◆ INFORMATION SHOWN:
####################

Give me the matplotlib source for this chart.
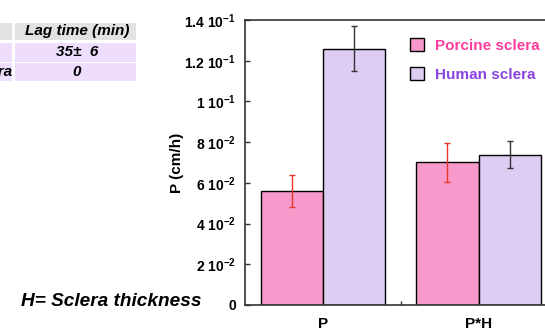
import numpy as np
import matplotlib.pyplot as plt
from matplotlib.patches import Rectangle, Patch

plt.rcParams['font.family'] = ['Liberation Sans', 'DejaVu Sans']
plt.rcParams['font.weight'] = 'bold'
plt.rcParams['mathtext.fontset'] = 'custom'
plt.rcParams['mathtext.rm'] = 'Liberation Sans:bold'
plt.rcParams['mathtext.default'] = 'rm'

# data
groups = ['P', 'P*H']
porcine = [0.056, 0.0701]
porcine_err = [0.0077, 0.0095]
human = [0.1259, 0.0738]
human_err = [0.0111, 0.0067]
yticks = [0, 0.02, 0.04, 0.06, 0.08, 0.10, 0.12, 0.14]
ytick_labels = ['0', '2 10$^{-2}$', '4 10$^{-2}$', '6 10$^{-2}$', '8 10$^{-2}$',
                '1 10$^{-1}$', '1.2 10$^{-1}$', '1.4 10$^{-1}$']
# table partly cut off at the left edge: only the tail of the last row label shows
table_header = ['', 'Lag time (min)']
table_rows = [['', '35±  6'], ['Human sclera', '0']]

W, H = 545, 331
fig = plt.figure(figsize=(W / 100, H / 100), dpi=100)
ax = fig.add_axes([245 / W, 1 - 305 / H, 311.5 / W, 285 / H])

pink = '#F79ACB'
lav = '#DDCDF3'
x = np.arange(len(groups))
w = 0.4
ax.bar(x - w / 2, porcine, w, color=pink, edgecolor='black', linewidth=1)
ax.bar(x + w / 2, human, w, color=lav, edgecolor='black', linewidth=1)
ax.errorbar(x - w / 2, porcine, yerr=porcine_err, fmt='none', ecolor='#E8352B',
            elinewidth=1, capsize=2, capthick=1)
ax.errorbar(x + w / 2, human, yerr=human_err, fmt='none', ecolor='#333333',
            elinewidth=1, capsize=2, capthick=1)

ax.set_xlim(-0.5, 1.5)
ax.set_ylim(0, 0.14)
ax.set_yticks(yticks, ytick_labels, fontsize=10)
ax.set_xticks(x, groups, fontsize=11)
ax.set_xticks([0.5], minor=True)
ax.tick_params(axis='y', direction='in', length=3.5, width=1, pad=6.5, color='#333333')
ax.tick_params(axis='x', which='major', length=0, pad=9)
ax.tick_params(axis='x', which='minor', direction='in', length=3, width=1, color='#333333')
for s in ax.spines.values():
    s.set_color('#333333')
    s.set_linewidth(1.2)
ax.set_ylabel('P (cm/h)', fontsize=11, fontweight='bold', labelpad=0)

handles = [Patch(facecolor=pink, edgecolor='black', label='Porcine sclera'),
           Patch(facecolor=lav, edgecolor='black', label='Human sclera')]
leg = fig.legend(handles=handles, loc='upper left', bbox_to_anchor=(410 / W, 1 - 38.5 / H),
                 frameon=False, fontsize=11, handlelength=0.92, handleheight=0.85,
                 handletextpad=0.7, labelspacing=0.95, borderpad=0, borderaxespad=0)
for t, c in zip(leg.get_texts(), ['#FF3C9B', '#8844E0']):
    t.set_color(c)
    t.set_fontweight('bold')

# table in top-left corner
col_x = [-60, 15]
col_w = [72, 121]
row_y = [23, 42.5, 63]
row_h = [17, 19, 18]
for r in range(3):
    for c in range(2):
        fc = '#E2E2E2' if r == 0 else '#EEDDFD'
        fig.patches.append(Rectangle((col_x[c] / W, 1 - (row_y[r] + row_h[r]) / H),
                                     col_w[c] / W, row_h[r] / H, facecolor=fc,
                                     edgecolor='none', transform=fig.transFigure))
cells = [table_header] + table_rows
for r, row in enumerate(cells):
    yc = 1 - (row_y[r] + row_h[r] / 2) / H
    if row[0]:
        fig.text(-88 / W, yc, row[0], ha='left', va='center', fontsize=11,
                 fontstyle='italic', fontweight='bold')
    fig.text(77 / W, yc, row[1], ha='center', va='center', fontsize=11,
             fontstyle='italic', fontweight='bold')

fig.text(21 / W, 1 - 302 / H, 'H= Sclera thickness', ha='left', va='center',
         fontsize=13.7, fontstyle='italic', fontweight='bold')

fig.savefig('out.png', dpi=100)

####################

◆ DIRECTIONS FOR THIS TASK:
Pictures are excluded; extract exactly the lines from the start of the data through the line that holds "ax = fig.add_axes([245", both ends included.

◆ SOLUTION TO THIS TASK:
Give me the matplotlib source for this chart.
import numpy as np
import matplotlib.pyplot as plt
from matplotlib.patches import Rectangle, Patch

plt.rcParams['font.family'] = ['Liberation Sans', 'DejaVu Sans']
plt.rcParams['font.weight'] = 'bold'
plt.rcParams['mathtext.fontset'] = 'custom'
plt.rcParams['mathtext.rm'] = 'Liberation Sans:bold'
plt.rcParams['mathtext.default'] = 'rm'

# data
groups = ['P', 'P*H']
porcine = [0.056, 0.0701]
porcine_err = [0.0077, 0.0095]
human = [0.1259, 0.0738]
human_err = [0.0111, 0.0067]
yticks = [0, 0.02, 0.04, 0.06, 0.08, 0.10, 0.12, 0.14]
ytick_labels = ['0', '2 10$^{-2}$', '4 10$^{-2}$', '6 10$^{-2}$', '8 10$^{-2}$',
                '1 10$^{-1}$', '1.2 10$^{-1}$', '1.4 10$^{-1}$']
# table partly cut off at the left edge: only the tail of the last row label shows
table_header = ['', 'Lag time (min)']
table_rows = [['', '35±  6'], ['Human sclera', '0']]

W, H = 545, 331
fig = plt.figure(figsize=(W / 100, H / 100), dpi=100)
ax = fig.add_axes([245 / W, 1 - 305 / H, 311.5 / W, 285 / H])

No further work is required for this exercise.